Instructions for the task >> Without the pictures, print the lines running from the beginning of the material to the line containing "vb_so = [-0.79, -0.79, -0.34, -0.34, -0.79, -0.79]", both ends included.

Dataset extract >>
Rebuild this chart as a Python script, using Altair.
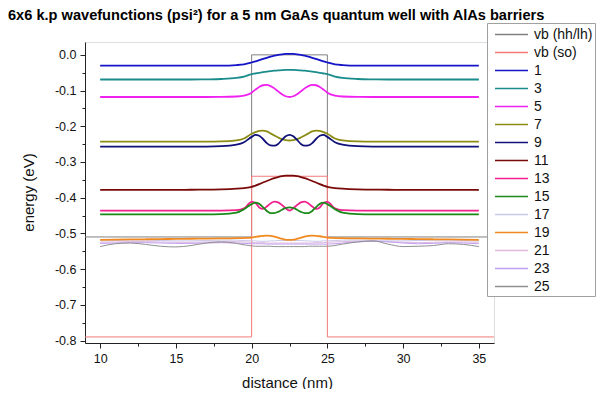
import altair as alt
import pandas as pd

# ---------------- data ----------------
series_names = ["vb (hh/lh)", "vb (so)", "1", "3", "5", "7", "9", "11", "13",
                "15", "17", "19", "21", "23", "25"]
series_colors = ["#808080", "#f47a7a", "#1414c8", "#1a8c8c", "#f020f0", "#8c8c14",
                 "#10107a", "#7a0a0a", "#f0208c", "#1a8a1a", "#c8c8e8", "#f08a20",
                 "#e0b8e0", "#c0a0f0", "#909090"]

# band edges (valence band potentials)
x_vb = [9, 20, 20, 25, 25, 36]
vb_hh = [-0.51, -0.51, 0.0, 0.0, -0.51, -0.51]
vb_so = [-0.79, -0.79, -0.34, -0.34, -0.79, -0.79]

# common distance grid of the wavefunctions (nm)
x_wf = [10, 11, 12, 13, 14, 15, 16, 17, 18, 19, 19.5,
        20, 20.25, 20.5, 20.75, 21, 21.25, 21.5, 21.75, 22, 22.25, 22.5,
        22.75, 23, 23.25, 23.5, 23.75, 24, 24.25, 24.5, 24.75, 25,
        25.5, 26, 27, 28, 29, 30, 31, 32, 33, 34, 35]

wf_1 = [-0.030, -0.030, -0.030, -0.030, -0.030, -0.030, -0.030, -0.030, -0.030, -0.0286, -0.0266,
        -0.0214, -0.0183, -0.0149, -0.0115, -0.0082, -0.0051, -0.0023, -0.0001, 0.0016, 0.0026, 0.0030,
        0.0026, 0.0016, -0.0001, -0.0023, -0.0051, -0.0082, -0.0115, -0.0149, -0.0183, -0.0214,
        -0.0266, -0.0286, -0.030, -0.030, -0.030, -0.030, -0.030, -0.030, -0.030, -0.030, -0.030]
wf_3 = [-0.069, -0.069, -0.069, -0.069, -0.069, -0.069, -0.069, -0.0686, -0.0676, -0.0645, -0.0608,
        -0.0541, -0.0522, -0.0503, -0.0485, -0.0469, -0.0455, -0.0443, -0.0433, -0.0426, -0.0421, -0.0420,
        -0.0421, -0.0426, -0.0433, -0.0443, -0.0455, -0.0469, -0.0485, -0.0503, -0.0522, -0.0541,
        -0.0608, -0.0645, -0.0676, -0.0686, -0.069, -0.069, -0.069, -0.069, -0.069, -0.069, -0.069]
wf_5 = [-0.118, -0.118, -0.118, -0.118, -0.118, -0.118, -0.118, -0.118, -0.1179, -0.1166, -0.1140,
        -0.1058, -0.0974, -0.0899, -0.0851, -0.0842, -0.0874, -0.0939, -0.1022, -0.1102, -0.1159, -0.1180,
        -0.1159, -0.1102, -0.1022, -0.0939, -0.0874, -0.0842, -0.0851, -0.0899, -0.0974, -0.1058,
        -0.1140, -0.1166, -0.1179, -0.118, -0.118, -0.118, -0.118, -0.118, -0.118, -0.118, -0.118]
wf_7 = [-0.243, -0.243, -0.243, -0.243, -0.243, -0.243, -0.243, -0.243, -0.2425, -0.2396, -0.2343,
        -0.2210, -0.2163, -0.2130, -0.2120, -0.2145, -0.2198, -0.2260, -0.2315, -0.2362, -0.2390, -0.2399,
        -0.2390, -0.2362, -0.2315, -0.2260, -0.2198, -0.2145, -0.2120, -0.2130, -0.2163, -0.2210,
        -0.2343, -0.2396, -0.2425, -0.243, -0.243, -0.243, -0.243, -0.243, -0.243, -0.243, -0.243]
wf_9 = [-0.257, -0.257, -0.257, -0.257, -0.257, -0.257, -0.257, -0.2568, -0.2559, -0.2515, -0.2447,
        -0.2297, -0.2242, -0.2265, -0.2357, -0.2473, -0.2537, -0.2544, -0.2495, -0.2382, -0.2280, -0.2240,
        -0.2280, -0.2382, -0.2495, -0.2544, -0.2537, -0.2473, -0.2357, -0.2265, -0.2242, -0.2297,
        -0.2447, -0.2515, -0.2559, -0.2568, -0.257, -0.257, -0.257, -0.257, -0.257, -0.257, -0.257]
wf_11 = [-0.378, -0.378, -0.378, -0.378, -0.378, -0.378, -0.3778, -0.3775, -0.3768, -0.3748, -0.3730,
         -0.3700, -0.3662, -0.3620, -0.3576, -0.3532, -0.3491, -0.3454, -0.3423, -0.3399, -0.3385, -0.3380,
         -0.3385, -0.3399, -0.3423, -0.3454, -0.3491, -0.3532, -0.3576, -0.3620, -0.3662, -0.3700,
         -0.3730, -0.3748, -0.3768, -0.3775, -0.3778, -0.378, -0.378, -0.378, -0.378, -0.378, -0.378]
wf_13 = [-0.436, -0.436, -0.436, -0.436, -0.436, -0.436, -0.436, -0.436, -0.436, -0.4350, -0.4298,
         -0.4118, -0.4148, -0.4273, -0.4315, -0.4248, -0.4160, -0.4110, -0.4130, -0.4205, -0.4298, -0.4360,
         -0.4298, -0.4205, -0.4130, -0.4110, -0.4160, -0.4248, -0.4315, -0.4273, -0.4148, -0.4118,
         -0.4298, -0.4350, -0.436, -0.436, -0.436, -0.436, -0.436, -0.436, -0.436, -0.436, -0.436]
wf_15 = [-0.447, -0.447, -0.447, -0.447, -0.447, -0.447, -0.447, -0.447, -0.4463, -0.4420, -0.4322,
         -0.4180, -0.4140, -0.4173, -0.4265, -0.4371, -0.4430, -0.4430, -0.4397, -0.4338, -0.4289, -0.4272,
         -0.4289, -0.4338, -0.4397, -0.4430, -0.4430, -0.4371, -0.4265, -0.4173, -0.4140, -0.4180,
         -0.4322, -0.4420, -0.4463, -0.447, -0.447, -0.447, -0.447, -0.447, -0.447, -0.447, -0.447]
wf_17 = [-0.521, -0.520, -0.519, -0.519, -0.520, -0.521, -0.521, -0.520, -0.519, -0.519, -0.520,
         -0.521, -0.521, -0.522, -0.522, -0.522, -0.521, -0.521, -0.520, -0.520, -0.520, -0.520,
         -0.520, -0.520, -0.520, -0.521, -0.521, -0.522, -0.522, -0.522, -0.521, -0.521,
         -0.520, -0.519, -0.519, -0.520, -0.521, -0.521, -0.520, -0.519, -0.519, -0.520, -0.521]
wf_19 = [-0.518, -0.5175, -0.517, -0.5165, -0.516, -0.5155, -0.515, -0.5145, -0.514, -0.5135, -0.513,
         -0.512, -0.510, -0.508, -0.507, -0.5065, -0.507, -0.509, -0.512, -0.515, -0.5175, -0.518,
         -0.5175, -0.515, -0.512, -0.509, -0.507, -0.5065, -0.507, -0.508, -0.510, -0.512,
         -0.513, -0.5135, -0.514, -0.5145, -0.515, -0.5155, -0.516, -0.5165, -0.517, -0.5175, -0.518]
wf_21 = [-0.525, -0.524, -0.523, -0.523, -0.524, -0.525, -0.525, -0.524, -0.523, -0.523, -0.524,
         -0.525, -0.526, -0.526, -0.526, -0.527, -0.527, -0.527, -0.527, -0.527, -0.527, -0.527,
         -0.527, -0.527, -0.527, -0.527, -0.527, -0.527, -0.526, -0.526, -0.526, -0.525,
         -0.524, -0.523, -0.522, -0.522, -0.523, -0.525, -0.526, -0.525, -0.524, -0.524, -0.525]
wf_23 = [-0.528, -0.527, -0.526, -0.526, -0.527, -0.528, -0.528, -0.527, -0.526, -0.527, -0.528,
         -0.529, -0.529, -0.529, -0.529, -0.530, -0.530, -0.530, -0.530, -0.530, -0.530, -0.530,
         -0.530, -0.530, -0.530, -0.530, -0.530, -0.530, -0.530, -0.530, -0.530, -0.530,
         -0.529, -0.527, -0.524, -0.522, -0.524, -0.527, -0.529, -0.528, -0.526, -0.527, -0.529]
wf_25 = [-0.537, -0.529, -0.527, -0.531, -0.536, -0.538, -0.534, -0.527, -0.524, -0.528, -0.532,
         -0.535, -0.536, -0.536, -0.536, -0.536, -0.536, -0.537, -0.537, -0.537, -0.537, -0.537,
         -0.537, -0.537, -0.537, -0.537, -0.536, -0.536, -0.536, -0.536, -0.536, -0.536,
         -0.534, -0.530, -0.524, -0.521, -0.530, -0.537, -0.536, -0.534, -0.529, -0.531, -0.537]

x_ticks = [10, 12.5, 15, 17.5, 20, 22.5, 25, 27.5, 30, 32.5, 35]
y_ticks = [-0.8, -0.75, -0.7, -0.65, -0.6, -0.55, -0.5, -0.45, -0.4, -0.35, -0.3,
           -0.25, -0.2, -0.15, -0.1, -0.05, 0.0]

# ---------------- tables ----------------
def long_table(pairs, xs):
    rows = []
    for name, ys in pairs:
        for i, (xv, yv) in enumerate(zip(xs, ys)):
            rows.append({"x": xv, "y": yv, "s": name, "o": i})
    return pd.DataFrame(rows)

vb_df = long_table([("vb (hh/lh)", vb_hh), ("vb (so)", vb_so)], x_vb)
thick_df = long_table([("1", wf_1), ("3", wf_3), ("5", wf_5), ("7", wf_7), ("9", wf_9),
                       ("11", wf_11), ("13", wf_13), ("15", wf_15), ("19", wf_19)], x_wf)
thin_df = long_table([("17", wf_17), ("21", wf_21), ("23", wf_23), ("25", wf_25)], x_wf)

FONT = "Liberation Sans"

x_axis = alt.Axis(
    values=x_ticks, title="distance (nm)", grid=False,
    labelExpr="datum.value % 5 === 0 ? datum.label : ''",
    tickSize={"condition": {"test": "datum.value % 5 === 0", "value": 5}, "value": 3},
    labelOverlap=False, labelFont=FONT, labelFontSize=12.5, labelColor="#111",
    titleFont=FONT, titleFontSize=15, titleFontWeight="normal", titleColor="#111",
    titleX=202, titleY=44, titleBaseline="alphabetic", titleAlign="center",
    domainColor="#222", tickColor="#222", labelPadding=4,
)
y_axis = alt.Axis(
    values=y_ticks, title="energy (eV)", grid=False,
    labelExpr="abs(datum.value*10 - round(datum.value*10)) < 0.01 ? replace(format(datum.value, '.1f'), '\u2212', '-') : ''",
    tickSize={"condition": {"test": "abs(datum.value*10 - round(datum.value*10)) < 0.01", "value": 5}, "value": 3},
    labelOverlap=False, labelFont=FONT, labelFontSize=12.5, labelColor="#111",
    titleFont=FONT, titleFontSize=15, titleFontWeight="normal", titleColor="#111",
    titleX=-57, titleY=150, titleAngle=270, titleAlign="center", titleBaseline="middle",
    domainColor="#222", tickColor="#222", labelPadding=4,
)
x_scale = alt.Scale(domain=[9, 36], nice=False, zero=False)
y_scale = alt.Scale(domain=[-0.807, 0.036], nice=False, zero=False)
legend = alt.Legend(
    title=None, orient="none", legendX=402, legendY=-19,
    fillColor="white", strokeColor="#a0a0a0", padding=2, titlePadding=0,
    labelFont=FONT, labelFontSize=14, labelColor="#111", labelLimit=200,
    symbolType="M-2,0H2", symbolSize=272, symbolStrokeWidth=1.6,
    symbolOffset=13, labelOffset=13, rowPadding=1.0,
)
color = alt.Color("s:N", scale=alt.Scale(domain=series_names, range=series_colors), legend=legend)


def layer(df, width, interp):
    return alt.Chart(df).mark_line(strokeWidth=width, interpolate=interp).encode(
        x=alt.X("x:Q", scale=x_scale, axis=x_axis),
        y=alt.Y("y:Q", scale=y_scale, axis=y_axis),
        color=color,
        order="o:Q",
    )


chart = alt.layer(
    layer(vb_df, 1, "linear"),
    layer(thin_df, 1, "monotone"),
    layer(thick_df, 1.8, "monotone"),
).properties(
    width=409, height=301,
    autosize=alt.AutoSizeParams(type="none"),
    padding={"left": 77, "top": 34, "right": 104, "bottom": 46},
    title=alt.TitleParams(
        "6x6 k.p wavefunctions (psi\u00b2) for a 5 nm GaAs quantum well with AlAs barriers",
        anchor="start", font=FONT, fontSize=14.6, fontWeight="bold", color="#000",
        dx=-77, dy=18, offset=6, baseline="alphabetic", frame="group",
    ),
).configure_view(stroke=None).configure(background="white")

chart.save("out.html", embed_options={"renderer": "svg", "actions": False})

Answer to the exercise >>
Rebuild this chart as a Python script, using Altair.
import altair as alt
import pandas as pd

# ---------------- data ----------------
series_names = ["vb (hh/lh)", "vb (so)", "1", "3", "5", "7", "9", "11", "13",
                "15", "17", "19", "21", "23", "25"]
series_colors = ["#808080", "#f47a7a", "#1414c8", "#1a8c8c", "#f020f0", "#8c8c14",
                 "#10107a", "#7a0a0a", "#f0208c", "#1a8a1a", "#c8c8e8", "#f08a20",
                 "#e0b8e0", "#c0a0f0", "#909090"]

# band edges (valence band potentials)
x_vb = [9, 20, 20, 25, 25, 36]
vb_hh = [-0.51, -0.51, 0.0, 0.0, -0.51, -0.51]
vb_so = [-0.79, -0.79, -0.34, -0.34, -0.79, -0.79]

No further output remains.